The thing to note – and to always remember when you’re looking at a differential equation – is that the equation itself represents a world of possibilities, or parallel universes if you want :-), but, also, that’s it in only one of them that things are actually happening. That’s why differential equations usually have an infinite number of general (or possible) solutions but only one of these will be the actual solution, and which one that is will depend on the initial conditions, i.e. where we actually start from: is the object at rest when we start looking, is it in equilibrium, or is it somewhere in-between?

What we know for sure is that, at any one point of time t, this object can only have one velocity, and, because it’s also pretty obvious that, in the real world, t is the independent variable and v the dependent one (the velocity of our object does not change time), we can thus write v = v(t) = du/dt indeed. [The variable u = u(t) is the vertical position of the object and its velocity is, obviously, the rate of change of this vertical position, i.e. the derivative with regard to time.]

So that’s the first thing you should note about these direction fields: we’re trying to understand what is going on with these graphs and so we identify the dependent variable with the y axis and the independent variable with the x axis, in line with the general convention that such graphs will usually depict a y = y(x) relationship. In this case, we’re interested in the velocity of the object (not its position), and so v = v(t) is the variable on the y axis of that first graph.

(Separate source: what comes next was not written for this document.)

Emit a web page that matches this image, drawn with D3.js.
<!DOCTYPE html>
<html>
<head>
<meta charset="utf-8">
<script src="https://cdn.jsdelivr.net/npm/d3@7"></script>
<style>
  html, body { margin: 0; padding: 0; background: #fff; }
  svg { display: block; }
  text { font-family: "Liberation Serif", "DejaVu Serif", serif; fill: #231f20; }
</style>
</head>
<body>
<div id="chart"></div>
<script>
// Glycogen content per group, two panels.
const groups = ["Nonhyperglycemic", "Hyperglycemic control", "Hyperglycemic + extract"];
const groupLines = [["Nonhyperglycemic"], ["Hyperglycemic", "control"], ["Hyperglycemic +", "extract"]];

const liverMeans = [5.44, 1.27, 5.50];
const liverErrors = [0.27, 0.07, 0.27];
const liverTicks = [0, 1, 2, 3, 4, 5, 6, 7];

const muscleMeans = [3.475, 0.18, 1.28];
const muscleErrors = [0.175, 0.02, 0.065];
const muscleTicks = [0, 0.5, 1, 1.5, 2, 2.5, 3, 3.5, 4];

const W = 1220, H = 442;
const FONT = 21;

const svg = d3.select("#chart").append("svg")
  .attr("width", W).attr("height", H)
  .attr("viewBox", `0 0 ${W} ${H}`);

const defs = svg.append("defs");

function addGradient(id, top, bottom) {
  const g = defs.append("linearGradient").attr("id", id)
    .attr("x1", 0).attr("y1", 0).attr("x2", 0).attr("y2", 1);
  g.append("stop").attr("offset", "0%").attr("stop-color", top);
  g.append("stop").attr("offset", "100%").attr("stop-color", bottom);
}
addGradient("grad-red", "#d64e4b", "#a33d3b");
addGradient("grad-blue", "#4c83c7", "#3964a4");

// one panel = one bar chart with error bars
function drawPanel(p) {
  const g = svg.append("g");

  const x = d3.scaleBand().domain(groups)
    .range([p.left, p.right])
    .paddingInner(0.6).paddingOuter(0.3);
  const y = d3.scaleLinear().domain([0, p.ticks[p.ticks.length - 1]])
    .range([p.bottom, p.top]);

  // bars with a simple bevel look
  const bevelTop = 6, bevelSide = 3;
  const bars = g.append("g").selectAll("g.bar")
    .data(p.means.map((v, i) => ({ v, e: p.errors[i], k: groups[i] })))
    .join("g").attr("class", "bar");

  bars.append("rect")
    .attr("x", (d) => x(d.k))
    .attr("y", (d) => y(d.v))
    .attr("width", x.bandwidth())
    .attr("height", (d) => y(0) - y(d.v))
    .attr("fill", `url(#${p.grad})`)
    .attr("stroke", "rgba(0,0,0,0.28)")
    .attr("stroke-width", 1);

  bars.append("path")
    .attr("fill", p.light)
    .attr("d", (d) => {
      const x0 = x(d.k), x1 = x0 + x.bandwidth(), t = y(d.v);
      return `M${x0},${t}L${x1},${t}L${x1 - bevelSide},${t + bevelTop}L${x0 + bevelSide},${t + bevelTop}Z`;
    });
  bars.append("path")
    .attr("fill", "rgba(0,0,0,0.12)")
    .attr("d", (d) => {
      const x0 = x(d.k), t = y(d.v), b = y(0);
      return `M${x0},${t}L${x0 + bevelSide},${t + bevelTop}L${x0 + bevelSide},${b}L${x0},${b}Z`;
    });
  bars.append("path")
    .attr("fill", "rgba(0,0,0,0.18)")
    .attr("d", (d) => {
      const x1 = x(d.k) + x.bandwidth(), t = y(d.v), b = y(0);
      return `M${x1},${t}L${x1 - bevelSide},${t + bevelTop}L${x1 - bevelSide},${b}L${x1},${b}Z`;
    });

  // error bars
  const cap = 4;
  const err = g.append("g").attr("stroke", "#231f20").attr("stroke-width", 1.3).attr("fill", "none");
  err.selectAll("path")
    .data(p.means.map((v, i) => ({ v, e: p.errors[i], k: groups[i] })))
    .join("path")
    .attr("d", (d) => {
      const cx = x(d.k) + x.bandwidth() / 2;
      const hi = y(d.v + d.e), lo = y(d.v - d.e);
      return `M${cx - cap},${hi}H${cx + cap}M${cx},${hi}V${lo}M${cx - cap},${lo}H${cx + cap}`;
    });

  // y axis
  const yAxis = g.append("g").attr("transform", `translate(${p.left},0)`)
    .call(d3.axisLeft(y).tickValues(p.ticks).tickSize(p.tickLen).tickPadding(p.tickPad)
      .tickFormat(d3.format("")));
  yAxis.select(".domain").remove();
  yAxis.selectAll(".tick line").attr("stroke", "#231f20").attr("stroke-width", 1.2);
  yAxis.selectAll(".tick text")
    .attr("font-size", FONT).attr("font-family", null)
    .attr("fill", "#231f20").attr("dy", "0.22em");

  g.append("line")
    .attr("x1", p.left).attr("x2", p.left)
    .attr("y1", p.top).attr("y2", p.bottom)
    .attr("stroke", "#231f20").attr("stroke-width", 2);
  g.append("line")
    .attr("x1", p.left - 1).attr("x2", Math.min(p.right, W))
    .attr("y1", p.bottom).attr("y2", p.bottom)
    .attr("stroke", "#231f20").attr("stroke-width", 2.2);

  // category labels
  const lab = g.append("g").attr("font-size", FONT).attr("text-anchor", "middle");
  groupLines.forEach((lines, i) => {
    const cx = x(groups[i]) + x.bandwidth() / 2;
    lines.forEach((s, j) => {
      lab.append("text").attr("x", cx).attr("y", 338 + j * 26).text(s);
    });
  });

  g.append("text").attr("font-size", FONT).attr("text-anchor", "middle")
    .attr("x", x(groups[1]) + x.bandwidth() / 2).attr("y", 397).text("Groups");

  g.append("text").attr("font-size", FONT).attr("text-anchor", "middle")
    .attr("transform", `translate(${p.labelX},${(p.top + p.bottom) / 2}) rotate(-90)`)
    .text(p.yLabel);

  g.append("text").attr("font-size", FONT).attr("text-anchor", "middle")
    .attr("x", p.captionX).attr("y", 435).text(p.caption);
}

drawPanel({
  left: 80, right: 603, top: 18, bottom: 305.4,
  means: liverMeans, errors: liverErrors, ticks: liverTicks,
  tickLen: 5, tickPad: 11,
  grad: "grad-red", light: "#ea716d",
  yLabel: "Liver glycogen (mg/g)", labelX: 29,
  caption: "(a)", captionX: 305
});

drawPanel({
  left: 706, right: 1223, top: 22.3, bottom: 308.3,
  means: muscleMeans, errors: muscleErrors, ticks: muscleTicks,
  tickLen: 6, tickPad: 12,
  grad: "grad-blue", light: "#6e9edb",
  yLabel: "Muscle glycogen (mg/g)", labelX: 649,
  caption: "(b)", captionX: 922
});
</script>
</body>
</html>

Now, there’s a world of possibilities out there indeed, but let’s suppose we start watching when the object is at rest, i.e. we have v(t) = v(0) = 0 and so that’s depicted by the origin point. Let’s also make it all more real by assigning the values m = 2 kg and γ = 0.392 to m an γ in Newton’s formula. [In case you wonder where this value for γ comes from, note that its value is 1/25 of the gravitational constant and so it’s just a number to make sure the solution for v(t) is a ‘nice’ number, i.e. an integer instead of some decimal. In any case, I am taking this example from Paul’s Online Notes and I won’t try to change it.]

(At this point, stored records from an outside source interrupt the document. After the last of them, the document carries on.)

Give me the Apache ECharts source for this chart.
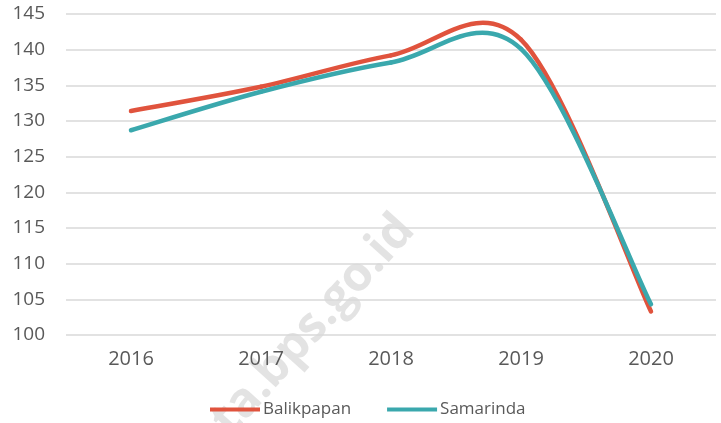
<!DOCTYPE html>
<html lang="en">
<head>
<meta charset="UTF-8">
<title>Balikpapan vs Samarinda</title>
<script src="https://cdn.jsdelivr.net/npm/echarts@6/dist/echarts.min.js"></script>
<style>
  html, body { margin: 0; padding: 0; background: #fff; }
  #canvas { width: 721px; height: 423px; }
</style>
</head>
<body>
<div id="canvas"></div>
<script>
const years = ['2016', '2017', '2018', '2019', '2020']
const balikpapan = [131.4, 134.8, 139.2, 141.4, 103.3]
const samarinda = [128.7, 134.1, 138.2, 140.1, 104.3]
const yTicks = [100, 105, 110, 115, 120, 125, 130, 135, 140, 145]

const font = '"Open Sans", "DejaVu Sans", sans-serif'

// smoothed line like the spreadsheet one: cubic segments, control points from neighbours
function smoothSeries(name, values, color, z) {
  return {
    name: name,
    type: 'custom',
    z: z,
    itemStyle: { color: color },
    data: values.map((v, i) => [i, v]),
    encode: { x: 0, y: 1 },
    renderItem: function (params, api) {
      const i = params.dataIndex
      if (i >= values.length - 1) return null
      const p = k => {
        const j = Math.max(0, Math.min(values.length - 1, k))
        return api.coord([j, values[j]])
      }
      const p0 = p(i - 1), p1 = p(i), p2 = p(i + 1), p3 = p(i + 2)
      return {
        type: 'bezierCurve',
        shape: {
          x1: p1[0], y1: p1[1],
          x2: p2[0], y2: p2[1],
          cpx1: p1[0] + (p2[0] - p0[0]) / 6, cpy1: p1[1] + (p2[1] - p0[1]) / 6,
          cpx2: p2[0] - (p3[0] - p1[0]) / 6, cpy2: p2[1] - (p3[1] - p1[1]) / 6
        },
        style: { stroke: color, lineWidth: 4.5, fill: 'none', lineCap: 'round' }
      }
    }
  }
}

const option = {
  animation: false,
  grid: { left: 66, right: 5, top: 14, bottom: 88 },
  legend: {
    top: 401,
    left: 210,
    padding: 0,
    itemGap: 36,
    itemWidth: 50,
    itemHeight: 4,
    icon: 'rect',
    textStyle: { color: '#595959', fontSize: 17, fontFamily: font, padding: [0, 0, 0, -2] },
    data: ['Balikpapan', 'Samarinda']
  },
  xAxis: {
    type: 'category',
    data: years,
    boundaryGap: true,
    axisLine: { show: false },
    axisTick: { show: false },
    axisLabel: { color: '#595959', fontSize: 20, fontFamily: font, margin: 14 }
  },
  yAxis: {
    type: 'value',
    min: yTicks[0],
    max: yTicks[yTicks.length - 1],
    interval: 5,
    axisLine: { show: false },
    axisTick: { show: false },
    splitLine: { lineStyle: { color: '#d9d9d9', width: 1.5 } },
    axisLabel: { color: '#595959', fontSize: 19, fontFamily: font, margin: 21 }
  },
  graphic: [{
    type: 'text',
    left: 163,
    top: 206,
    rotation: Math.PI / 180 * 48,
    z: -1,
    style: {
      text: 'kota.bps.go.id',
      fill: 'rgba(200,200,200,0.5)',
      font: 'bold 48px ' + font
    }
  }],
  series: [
    smoothSeries('Balikpapan', balikpapan, '#e0533d', 3),
    smoothSeries('Samarinda', samarinda, '#3aa8ad', 4)
  ]
}

const myChart = echarts.init(document.getElementById('canvas'))
myChart.setOption(option)
</script>
</body>
</html>
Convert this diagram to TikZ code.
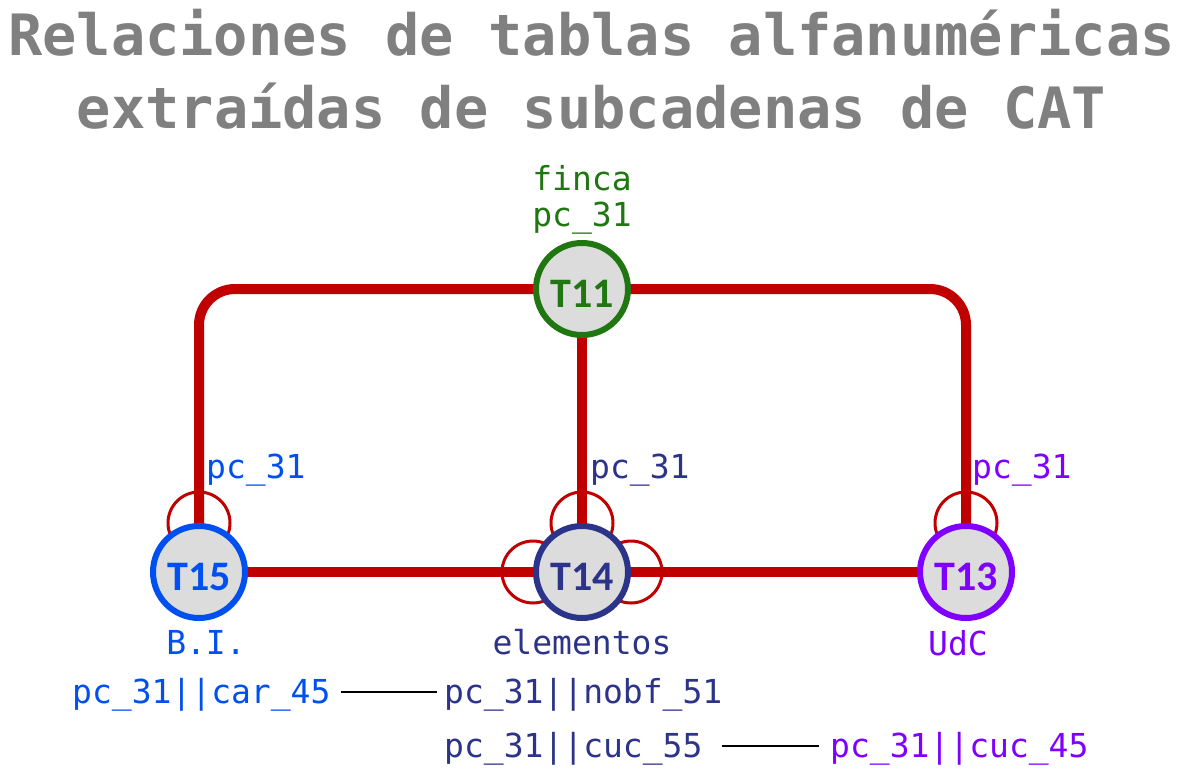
\documentclass[tikz,border=0pt]{standalone}
\usepackage{fontspec}
\newfontfamily\monofont{DejaVu Sans Mono}
\newfontfamily\tnodefont{Carlito}
\usetikzlibrary{backgrounds}
\definecolor{relred}{RGB}{192,0,0}
\definecolor{cgreen}{RGB}{32,118,16}
\definecolor{cblue}{RGB}{0,80,240}
\definecolor{cnavy}{RGB}{44,52,137}
\definecolor{cpurple}{RGB}{127,0,255}
\definecolor{ctitle}{RGB}{128,128,128}
\definecolor{nodegray}{RGB}{220,220,220}
\tikzset{
  tbl/.style={circle, minimum size=92pt, inner sep=0pt, line width=6pt, fill=nodegray,
    font=\tnodefont\bfseries\fontsize{42}{42}\selectfont, text height=36pt, text depth=0pt},
  lbl/.style={font=\monofont\fontsize{33}{36}\selectfont, inner sep=0pt, anchor=base},
  keylbl/.style={font=\monofont\fontsize{33}{36}\selectfont, inner xsep=5pt, inner ysep=0pt,
    text height=22pt, text depth=0pt, anchor=base west},
  titlelbl/.style={font=\monofont\bfseries\fontsize{57}{60}\selectfont, text=ctitle, inner sep=0pt, anchor=base},
  rel/.style={line width=10pt, draw=relred, rounded corners=36pt},
  selfloop/.style={line width=3pt, draw=relred},
  link/.style={line width=2pt, draw=black}
}
\begin{document}
\begin{tikzpicture}[x=1pt,y=-1pt]
\useasboundingbox (0,0) rectangle (1183,771);

% title
\node[titlelbl] (title1) at (591.5,55) {Relaciones de tablas alfanuméricas};
\node[titlelbl] (title2) at (591.5,128) {extraídas de subcadenas de CAT};

% table nodes
\node[tbl, draw=cgreen, text=cgreen] (t11) at (582,289) {T11};
\node[tbl, draw=cblue, text=cblue] (t15) at (199,572) {T15};
\node[tbl, draw=cnavy, text=cnavy] (t14) at (582,572) {T14};
\node[tbl, draw=cpurple, text=cpurple] (t13) at (966,572) {T13};

\begin{pgfonlayer}{background}
  \fill[white] (0,0) rectangle (1183,771);
  \draw[rel] (t15) |- (t11);
  \draw[rel] (t11) -| (t13);
  \draw[rel] (t11) -- (t14);
  \draw[rel] (t15) -- (t14);
  \draw[rel] (t14) -- (t13);
  \draw[selfloop] (t15.north) circle (31);
  \draw[selfloop] (t14.north) circle (31);
  \draw[selfloop] (t14.west) circle (31);
  \draw[selfloop] (t14.east) circle (31);
  \draw[selfloop] (t13.north) circle (31);
\end{pgfonlayer}

% labels
\node[lbl, text=cgreen] (l11a) at (582,190) {finca};
\node[lbl, text=cgreen] (l11b) at (582,226) {pc\_31};
\node[lbl, text=cblue, anchor=base west] (l15p) at (206,478) {pc\_31};
\node[lbl, text=cnavy, anchor=base west] (l14p) at (590,478) {pc\_31};
\node[lbl, text=cpurple, anchor=base west] (l13p) at (972,478) {pc\_31};
\node[lbl, text=cblue] (l15n) at (206,654) {B.I.};
\node[lbl, text=cnavy] (l14n) at (582,654) {elementos};
\node[lbl, text=cpurple] (l13n) at (958,655) {UdC};

% key relations
\node[keylbl, text=cblue] (k1) at (67,703) {pc\_31||car\_45};
\node[keylbl, text=cnavy] (k2) at (439,703) {pc\_31||nobf\_51};
\node[keylbl, text=cnavy] (k3) at (439,757) {pc\_31||cuc\_55};
\node[keylbl, text=cpurple] (k4) at (825,757) {pc\_31||cuc\_45};
\draw[link, shorten <=5pt, shorten >=2pt] (k1.east) -- (k2.west);
\draw[link, shorten <=14pt, shorten >=6pt] (k3.east) -- (k4.west);
\end{tikzpicture}
\end{document}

So we start at point zero with zero velocity but so now we’ve got the force F with us. 🙂 Hence, the object’s velocity v(t) will not stay zero. As the clock ticks, its movement will respect Newton’s Law, i.e. m(dv/dt) = F(t, v), which is m(dv/dt) = mg – γv(t) in this case. Now, if we plug in the above-mentioned values for m and γ (as well as the 9.8 approximation for g), we get dv(t)/dt = 9.8 – 0.196v(t) (we brought m over to the other side, and so then it becomes 1/m on the right-hand side).

Now, let’s insert some values into these equation. Let’s first take the value v(0) = 0, i.e. our point of departure. We obviously get d(v(0)/dt = 9.8 – 0.196.0 = 9.8 (so that’s close to 10 but not quite).

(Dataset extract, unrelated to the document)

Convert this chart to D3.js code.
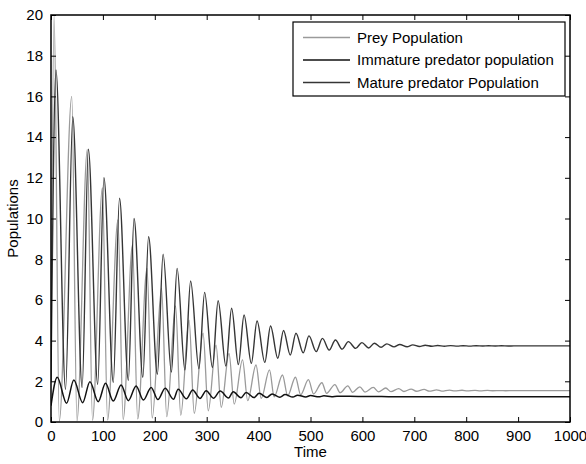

Let’s take another value for v(0). If v(0) would be equal to 30 m/s (this means that the object is already moving at a speed of 30 m/s when we start watching), then we’d get a value for dv/dt of 3.92, which is much less – but so that reflects the fact that, at such speed, air resistance is counteracting gravity.

Let’s take yet another value for v(0). Let’s take 100 now for example: we get dv/dt = – 9.8.

Ooops! What’s that? Minus 9.8? A negative value for dv/dt? Yes. It indicates that, at such high speed, air resistance is actually slowing down the object. [Of course, if that’s the case, then you may wonder how it got to go so fast in the first place but so that’s none of our own business: maybe it’s an object that got launched up into the air instead of something that was dropped out of an airplane. Note that a speed of 100 m/s is 360 km/h so we’re not talking any supersonic launch speeds here.]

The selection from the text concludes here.